→ Task:
Retype only what runs from the first line of the listing to the line holding "const yTicks = [2.5, 2.75, 3.0, 3.25, 3.5, 3.75, 4.0, 4.25];", both included. Do not retype the pictures.

→ Recorded data:
──────────

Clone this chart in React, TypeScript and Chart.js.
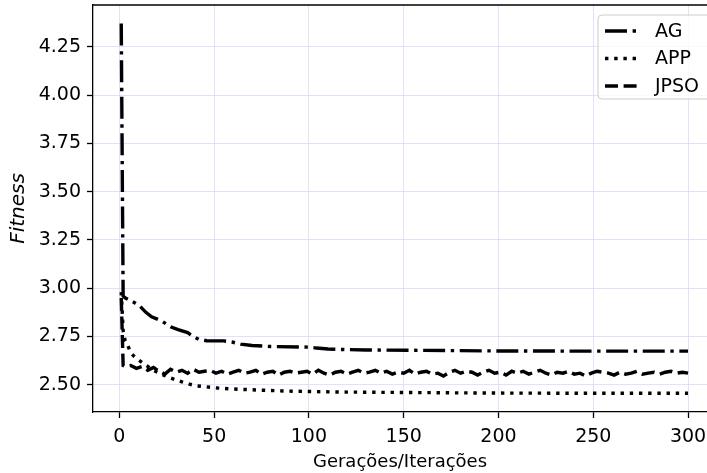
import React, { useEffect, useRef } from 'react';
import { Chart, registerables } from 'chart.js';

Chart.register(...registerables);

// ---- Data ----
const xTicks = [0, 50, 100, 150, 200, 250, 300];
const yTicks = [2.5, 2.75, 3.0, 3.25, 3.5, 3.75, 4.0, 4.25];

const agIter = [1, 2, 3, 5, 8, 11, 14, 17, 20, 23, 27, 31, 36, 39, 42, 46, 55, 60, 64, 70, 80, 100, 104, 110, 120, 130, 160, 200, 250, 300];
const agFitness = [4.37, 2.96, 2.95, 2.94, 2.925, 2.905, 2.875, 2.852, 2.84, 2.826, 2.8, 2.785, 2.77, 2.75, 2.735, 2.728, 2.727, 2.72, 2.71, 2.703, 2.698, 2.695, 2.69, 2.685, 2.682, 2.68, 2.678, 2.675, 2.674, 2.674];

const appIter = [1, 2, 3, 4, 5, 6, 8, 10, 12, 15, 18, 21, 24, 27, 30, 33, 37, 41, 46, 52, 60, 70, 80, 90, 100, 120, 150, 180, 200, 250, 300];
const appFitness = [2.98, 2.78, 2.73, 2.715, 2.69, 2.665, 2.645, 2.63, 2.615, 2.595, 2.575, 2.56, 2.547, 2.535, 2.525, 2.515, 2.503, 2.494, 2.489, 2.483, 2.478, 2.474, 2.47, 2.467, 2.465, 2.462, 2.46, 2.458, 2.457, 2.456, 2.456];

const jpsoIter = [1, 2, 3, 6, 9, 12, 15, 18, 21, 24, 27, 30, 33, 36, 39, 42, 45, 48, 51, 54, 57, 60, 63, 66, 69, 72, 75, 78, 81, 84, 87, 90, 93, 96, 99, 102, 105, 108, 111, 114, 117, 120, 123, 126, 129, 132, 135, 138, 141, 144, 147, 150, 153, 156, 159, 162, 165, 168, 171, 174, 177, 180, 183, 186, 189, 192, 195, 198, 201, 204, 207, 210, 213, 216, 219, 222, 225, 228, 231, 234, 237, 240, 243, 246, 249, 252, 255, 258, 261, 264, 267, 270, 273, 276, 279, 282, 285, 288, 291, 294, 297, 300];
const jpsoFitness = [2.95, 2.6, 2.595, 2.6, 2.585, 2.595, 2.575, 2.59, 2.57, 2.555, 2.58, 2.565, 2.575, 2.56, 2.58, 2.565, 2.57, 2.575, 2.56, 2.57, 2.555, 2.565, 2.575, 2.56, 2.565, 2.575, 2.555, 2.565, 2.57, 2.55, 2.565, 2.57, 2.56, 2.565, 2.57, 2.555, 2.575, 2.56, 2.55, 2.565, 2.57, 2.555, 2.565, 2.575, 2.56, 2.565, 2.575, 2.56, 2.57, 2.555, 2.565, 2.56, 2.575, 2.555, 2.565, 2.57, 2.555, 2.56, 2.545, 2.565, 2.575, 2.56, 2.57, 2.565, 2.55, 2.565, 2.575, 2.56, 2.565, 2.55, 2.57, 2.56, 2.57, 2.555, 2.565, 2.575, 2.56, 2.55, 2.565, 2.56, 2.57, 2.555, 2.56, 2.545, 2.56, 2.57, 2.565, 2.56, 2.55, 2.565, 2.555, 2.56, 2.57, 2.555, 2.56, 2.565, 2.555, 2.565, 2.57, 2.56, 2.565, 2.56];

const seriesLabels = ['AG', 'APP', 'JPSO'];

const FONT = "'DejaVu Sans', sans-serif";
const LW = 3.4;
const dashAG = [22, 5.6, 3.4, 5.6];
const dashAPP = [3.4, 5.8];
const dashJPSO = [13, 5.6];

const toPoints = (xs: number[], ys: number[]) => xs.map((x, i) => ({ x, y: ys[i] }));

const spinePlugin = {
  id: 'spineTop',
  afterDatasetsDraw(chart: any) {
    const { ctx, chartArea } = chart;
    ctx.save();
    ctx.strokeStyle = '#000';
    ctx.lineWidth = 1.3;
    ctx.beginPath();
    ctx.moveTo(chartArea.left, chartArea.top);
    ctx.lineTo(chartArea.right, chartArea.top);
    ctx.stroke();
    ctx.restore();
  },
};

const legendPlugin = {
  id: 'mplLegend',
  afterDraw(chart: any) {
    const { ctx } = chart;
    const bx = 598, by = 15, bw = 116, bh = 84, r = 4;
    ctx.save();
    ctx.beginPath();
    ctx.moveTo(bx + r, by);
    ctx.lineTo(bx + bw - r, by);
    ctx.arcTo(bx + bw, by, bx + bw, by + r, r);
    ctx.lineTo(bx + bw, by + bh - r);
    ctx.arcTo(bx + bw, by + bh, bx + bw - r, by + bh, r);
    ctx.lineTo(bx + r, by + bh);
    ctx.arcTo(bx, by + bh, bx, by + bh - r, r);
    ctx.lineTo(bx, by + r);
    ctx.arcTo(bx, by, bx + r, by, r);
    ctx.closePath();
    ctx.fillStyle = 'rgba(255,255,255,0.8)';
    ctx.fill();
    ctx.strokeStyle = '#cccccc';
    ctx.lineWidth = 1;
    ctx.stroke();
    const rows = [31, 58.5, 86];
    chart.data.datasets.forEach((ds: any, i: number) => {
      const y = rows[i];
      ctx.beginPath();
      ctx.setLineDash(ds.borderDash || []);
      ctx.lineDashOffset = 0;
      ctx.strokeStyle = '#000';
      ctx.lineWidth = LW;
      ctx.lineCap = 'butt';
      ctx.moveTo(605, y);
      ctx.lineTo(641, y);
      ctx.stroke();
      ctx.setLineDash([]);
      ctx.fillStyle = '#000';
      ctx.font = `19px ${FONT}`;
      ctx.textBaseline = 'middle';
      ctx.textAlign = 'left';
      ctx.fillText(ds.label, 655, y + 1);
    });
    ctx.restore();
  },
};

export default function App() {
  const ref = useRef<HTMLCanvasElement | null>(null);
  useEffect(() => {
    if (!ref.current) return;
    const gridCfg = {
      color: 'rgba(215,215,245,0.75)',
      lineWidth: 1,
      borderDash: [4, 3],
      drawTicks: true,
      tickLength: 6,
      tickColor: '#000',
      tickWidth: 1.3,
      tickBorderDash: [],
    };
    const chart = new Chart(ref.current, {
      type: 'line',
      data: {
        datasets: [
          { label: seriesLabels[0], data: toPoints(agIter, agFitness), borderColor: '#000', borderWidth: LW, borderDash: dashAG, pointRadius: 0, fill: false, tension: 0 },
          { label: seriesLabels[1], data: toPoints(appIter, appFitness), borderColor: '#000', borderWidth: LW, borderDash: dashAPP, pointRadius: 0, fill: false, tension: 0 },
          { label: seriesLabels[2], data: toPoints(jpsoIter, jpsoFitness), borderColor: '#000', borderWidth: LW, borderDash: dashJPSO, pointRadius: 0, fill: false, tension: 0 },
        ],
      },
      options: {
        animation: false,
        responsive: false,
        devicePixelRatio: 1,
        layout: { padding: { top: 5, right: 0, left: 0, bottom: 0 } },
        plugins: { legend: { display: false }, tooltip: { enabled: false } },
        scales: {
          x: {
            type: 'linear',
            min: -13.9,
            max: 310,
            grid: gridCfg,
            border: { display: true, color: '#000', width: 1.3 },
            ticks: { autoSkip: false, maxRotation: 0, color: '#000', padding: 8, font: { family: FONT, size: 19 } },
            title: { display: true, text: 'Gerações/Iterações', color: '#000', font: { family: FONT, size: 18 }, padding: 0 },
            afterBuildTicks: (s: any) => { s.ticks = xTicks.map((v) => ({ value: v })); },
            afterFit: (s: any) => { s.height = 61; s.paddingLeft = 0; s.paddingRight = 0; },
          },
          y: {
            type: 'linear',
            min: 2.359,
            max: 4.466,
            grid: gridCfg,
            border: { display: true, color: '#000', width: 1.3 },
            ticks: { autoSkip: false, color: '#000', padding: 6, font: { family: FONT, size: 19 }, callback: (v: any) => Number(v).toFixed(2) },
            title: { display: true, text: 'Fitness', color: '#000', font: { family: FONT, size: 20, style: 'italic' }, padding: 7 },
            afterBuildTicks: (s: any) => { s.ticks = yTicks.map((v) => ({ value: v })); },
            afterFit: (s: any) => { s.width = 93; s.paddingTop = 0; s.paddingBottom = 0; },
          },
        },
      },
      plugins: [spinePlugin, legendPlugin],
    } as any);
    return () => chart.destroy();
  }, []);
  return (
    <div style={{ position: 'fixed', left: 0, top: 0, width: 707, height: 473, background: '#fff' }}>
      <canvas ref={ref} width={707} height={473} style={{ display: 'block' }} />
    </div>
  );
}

──────────

→ The solution:
Clone this chart in React, TypeScript and Chart.js.
import React, { useEffect, useRef } from 'react';
import { Chart, registerables } from 'chart.js';

Chart.register(...registerables);

// ---- Data ----
const xTicks = [0, 50, 100, 150, 200, 250, 300];
const yTicks = [2.5, 2.75, 3.0, 3.25, 3.5, 3.75, 4.0, 4.25];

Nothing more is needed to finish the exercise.